Nagel acknowledged that the elimination of single-desk marketing is likely to change grain shipping patterns but she’s not convinced that those changes will be detrimental to the agriculture industry over the long term.
“I believe that not having the Canadian Wheat Board involved in grain transportation may go a long way toward addressing some of the logistical concerns that we’ve had in the past with wheat, durum and barley,” she said.
“Freight’s still our biggest expense and it’s still an issue that we have to work on, but I feel that there’s been fairly good dialogue happening — at least between our association and the railways — to start to address what our concerns are.”
According to Nagel, one of the key issues facing the wheat industry is securing adequate rail space during peak export periods.
In a submission to a federally appointed rail service review panel in 2010, the WCWGA suggested that a two-tiered revenue cap system be implemented, allowing railways to capture higher revenues during periods of peak demand for rail service.

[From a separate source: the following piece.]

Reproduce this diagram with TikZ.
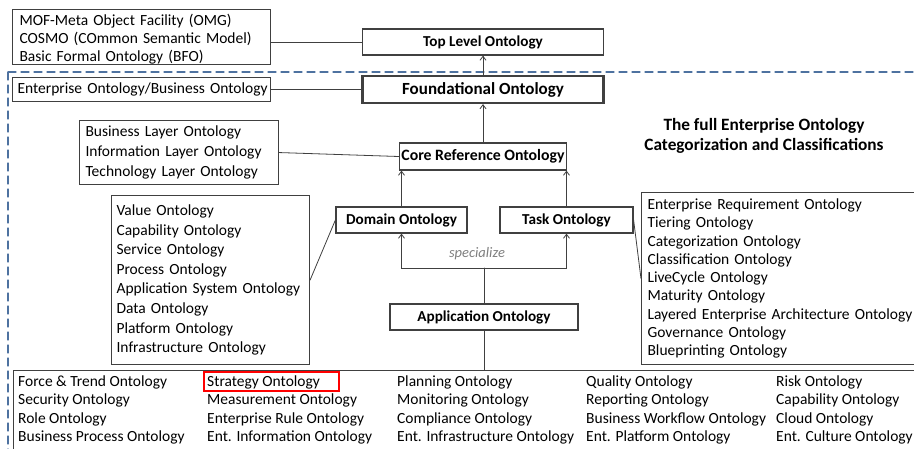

“To provide the railways with an incentive to add capacity during the October to December shipping period, we propose that the railway revenue cap be increased during this period, in effect allowing the railways to capture higher per tonne revenues,” the submission said.
During non-peak periods, the revenue cap would be lowered.
Nagel said Western Canada’s oil and potash industries are also expected to command a larger share of rail space in the future, a situation that could affect the timely movement of grain.
Competition for rail service will increase but that doesn’t mean that agricultural shippers will be pushed to the sidelines, she added.
“I think we’re a pretty good customer, both for CP and CN, and I don’t anticipate a loss or a decrease in rail service for our industry,” Nagel said.
“Am I willing to pay more for freight so that it’s a more efficient system and it’s there when I want it to be? The answer is yes, I really am, provided the service is there.”
Norm Hall, president of the Agricultural Producers Association of Saskatchewan, said it remains to be seen how the elimination of single-desk marketing will affect shipping patterns.
“With some of the issues that we’ve had in the past, I’m not sure if (rail service) can get a whole lot worse,” he said. “But that said, without the Canadian Wheat Board … co-ordinating a lot of the movement out to the West Coast, there is the possibility for some nightmares.”
Hall said there are many unanswered questions related to rail service, including whether the Harper government will take steps to remove the rail revenue cap, which limits the amount that railway companies can charge for moving prairie grain to export position.
In the past, Ritz has indicated that he views the revenue cap as problematic.
The federal government has also indicated that it intends to introduce legislation ensuring that rail shippers receive better service and giving them the right to negotiate service level agreements with railway companies.
Those agreements would include specific details on items such as service expectations, delivery times, obligations for shippers and railway companies and penalties for non performance.
Hall said concerns over rail service are likely to become more evident as expansion occurs in the oil and potash industries.
“We know there’s going to be just that much more product moving but we’re just not sure what the answer is,” he said.
“What’s going to get shuffled off or pushed aside with all this extra tonnage going through our rail system? Is it going to be grain?
“Is potash going to be backed off? Is there going to be additional investment in the rail system?”
Officials from Canada’s major railways said they are anticipating a large 2012 crop and are ready to meet the heightened demand from grain shippers.
Ed Greenberg, a spokesperson for Canadian Pacific Railway, said CPR has been involved in ongoing discussions with the grain industry to ensure that both parties are well prepared for the fall export period.
“We appreciate that while market changes are still evolving, we believe we are well positioned to handle new grain flows and we’re ready to re-spond to the shipping needs of our Canadian farmers,” he said.
“We’ve worked with these companies before so we have that relationship and we’re confident in our abilities, specifically with regard to the (marketing) changes,” added Emily Hamer, regional manager for public and government affairs with Canadian National Railway.
Hamer said CN moved a total of 150,000 grain cars in the 2011-12 crop year to export terminals in Vancouver, Prince Rupert and Thunder Bay, up five percent from 2010-11.